Prompt: Repeat everything from the first line of the listing below through the line that contains "(lFe6) at (1456,520)", exactly. Leave out pictures.

Data excerpt:
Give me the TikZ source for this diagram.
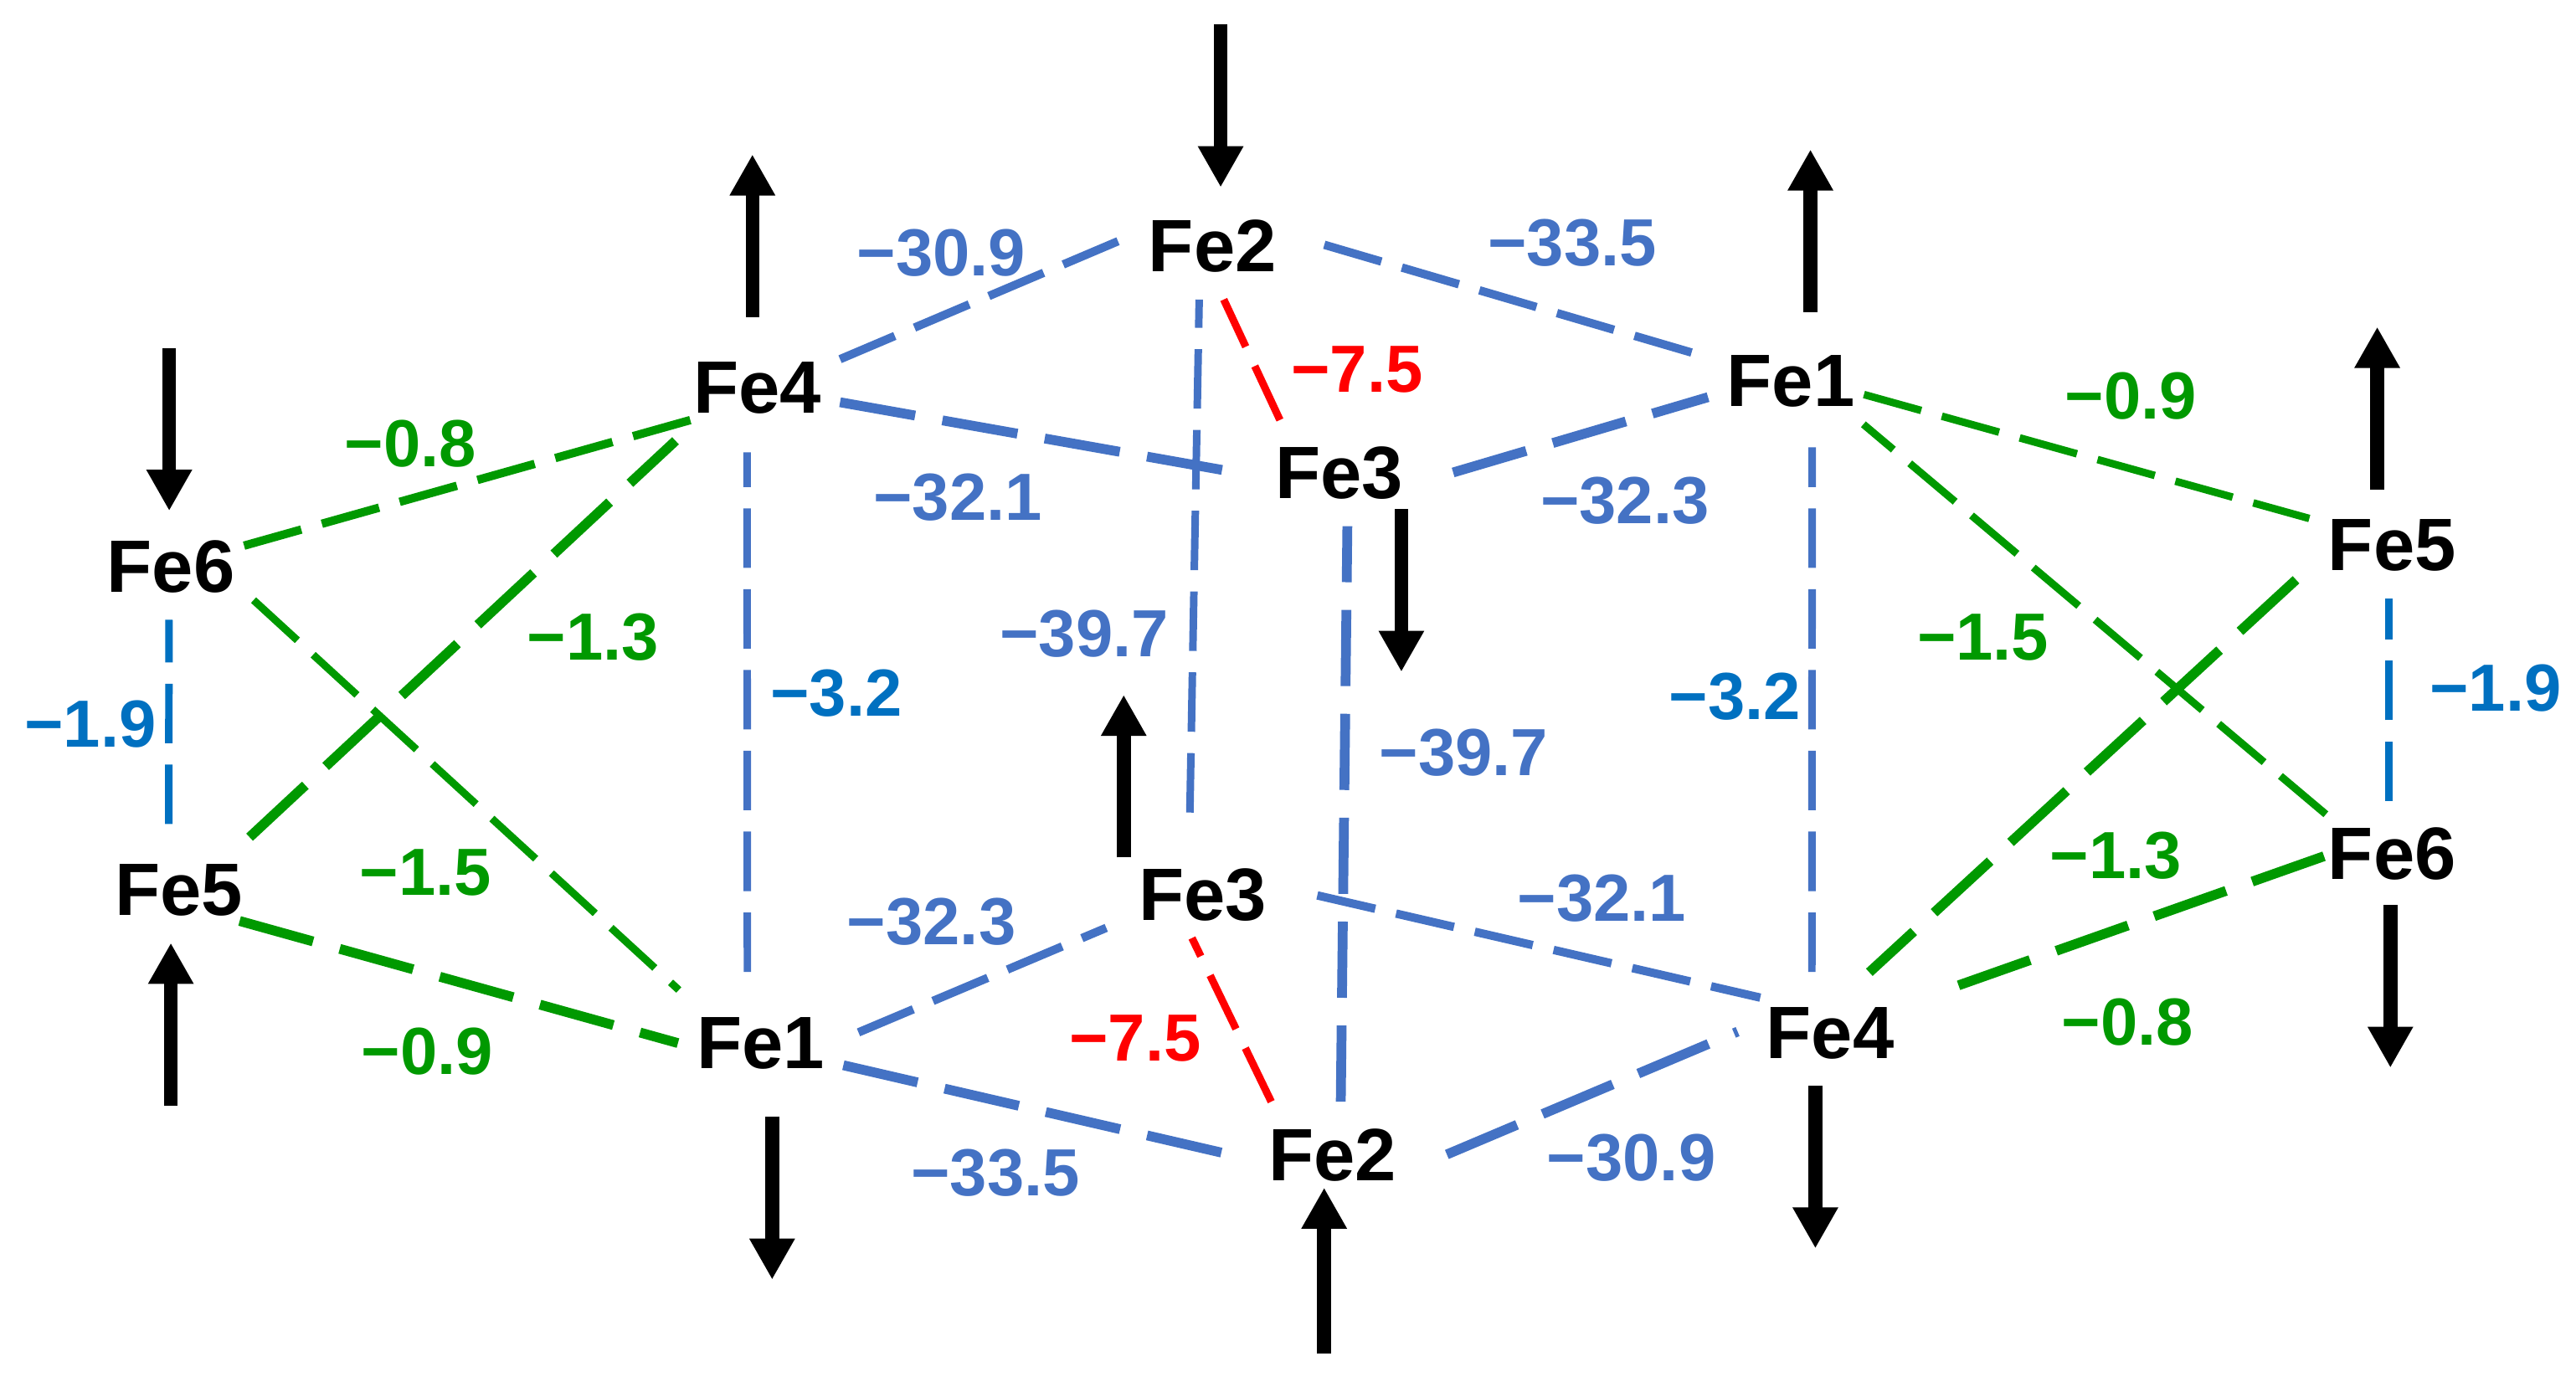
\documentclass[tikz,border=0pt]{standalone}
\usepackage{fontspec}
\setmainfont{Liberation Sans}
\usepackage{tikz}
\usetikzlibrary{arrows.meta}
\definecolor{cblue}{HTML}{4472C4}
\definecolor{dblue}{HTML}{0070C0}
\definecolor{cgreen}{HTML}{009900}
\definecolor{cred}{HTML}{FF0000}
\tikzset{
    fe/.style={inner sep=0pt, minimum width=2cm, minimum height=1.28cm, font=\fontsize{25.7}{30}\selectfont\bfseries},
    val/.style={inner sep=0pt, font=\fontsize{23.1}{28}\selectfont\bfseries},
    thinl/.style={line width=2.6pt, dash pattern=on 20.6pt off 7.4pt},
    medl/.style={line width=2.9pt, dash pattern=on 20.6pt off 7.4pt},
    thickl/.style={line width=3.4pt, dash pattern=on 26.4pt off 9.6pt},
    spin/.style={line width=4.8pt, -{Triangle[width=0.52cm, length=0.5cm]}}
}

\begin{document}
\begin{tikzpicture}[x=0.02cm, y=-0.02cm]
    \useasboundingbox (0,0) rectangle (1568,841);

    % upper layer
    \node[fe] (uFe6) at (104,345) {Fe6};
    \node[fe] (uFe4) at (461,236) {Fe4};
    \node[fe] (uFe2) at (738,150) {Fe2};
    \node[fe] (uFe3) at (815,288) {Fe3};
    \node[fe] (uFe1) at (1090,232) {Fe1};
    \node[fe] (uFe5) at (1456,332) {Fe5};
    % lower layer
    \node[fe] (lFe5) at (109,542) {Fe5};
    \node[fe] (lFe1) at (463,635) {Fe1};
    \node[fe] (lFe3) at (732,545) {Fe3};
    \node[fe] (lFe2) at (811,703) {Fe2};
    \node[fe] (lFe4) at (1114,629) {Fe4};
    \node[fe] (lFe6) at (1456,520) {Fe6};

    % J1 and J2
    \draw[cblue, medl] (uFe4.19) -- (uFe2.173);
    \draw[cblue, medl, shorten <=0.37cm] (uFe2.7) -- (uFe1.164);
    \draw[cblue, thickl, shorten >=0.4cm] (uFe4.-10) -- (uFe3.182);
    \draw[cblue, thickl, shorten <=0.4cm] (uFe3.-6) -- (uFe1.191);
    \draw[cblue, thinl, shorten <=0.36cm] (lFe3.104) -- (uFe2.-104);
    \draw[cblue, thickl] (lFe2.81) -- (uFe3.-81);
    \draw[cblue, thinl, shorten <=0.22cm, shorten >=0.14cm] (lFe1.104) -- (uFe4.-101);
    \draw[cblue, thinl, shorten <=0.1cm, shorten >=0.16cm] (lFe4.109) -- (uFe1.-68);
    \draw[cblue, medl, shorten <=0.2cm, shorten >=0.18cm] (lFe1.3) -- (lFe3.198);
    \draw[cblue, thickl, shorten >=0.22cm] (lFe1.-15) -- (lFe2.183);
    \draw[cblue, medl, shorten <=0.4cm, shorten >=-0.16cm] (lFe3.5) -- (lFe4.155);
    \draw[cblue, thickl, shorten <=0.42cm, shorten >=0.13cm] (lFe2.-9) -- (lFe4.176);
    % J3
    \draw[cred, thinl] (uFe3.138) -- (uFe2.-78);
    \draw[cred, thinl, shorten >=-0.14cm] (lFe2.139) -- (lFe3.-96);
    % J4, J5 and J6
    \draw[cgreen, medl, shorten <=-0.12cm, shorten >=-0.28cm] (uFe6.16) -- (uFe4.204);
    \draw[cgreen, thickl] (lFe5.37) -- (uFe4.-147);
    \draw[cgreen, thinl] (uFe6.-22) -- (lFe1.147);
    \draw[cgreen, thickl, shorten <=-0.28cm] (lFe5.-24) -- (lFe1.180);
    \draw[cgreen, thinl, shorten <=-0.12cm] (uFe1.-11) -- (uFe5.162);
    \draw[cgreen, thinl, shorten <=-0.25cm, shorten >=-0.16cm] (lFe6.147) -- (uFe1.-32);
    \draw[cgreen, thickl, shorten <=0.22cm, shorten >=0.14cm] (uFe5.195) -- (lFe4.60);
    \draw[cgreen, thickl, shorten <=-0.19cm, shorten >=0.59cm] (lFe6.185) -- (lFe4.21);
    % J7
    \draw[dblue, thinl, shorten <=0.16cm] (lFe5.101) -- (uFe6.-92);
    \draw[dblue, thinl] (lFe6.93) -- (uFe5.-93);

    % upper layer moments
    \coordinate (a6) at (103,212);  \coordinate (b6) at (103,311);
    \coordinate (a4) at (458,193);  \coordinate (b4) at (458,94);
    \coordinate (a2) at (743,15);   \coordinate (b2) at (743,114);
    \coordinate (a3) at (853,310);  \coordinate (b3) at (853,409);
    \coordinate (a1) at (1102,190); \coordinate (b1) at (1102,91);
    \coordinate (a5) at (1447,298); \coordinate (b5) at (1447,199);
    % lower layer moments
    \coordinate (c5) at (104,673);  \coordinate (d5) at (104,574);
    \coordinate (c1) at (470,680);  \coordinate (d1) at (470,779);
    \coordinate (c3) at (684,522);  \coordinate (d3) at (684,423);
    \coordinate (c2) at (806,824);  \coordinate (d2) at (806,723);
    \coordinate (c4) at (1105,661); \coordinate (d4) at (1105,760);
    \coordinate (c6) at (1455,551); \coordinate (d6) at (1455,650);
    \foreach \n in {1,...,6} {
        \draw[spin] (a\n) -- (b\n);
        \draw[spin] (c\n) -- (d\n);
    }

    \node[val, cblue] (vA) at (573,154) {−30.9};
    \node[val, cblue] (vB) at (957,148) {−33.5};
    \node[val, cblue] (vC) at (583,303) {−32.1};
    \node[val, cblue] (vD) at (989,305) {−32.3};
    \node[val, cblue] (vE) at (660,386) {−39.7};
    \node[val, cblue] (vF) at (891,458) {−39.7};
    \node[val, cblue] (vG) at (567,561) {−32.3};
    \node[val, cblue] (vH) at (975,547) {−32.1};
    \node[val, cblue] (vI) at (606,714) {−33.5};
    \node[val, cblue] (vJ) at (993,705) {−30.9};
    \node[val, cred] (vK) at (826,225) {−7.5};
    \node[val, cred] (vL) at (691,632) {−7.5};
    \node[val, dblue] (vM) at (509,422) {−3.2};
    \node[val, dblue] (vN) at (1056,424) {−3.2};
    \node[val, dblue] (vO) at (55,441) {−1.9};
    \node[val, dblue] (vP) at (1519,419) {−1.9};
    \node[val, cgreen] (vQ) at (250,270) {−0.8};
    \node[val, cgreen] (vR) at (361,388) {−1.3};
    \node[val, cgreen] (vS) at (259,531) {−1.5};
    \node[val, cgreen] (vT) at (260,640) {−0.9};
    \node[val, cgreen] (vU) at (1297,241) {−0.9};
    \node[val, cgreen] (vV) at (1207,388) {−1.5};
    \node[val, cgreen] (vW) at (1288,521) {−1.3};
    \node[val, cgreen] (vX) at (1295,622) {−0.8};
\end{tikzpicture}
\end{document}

Response below:
Give me the TikZ source for this diagram.
\documentclass[tikz,border=0pt]{standalone}
\usepackage{fontspec}
\setmainfont{Liberation Sans}
\usepackage{tikz}
\usetikzlibrary{arrows.meta}
\definecolor{cblue}{HTML}{4472C4}
\definecolor{dblue}{HTML}{0070C0}
\definecolor{cgreen}{HTML}{009900}
\definecolor{cred}{HTML}{FF0000}
\tikzset{
    fe/.style={inner sep=0pt, minimum width=2cm, minimum height=1.28cm, font=\fontsize{25.7}{30}\selectfont\bfseries},
    val/.style={inner sep=0pt, font=\fontsize{23.1}{28}\selectfont\bfseries},
    thinl/.style={line width=2.6pt, dash pattern=on 20.6pt off 7.4pt},
    medl/.style={line width=2.9pt, dash pattern=on 20.6pt off 7.4pt},
    thickl/.style={line width=3.4pt, dash pattern=on 26.4pt off 9.6pt},
    spin/.style={line width=4.8pt, -{Triangle[width=0.52cm, length=0.5cm]}}
}

\begin{document}
\begin{tikzpicture}[x=0.02cm, y=-0.02cm]
    \useasboundingbox (0,0) rectangle (1568,841);

    % upper layer
    \node[fe] (uFe6) at (104,345) {Fe6};
    \node[fe] (uFe4) at (461,236) {Fe4};
    \node[fe] (uFe2) at (738,150) {Fe2};
    \node[fe] (uFe3) at (815,288) {Fe3};
    \node[fe] (uFe1) at (1090,232) {Fe1};
    \node[fe] (uFe5) at (1456,332) {Fe5};
    % lower layer
    \node[fe] (lFe5) at (109,542) {Fe5};
    \node[fe] (lFe1) at (463,635) {Fe1};
    \node[fe] (lFe3) at (732,545) {Fe3};
    \node[fe] (lFe2) at (811,703) {Fe2};
    \node[fe] (lFe4) at (1114,629) {Fe4};
    \node[fe] (lFe6) at (1456,520) {Fe6};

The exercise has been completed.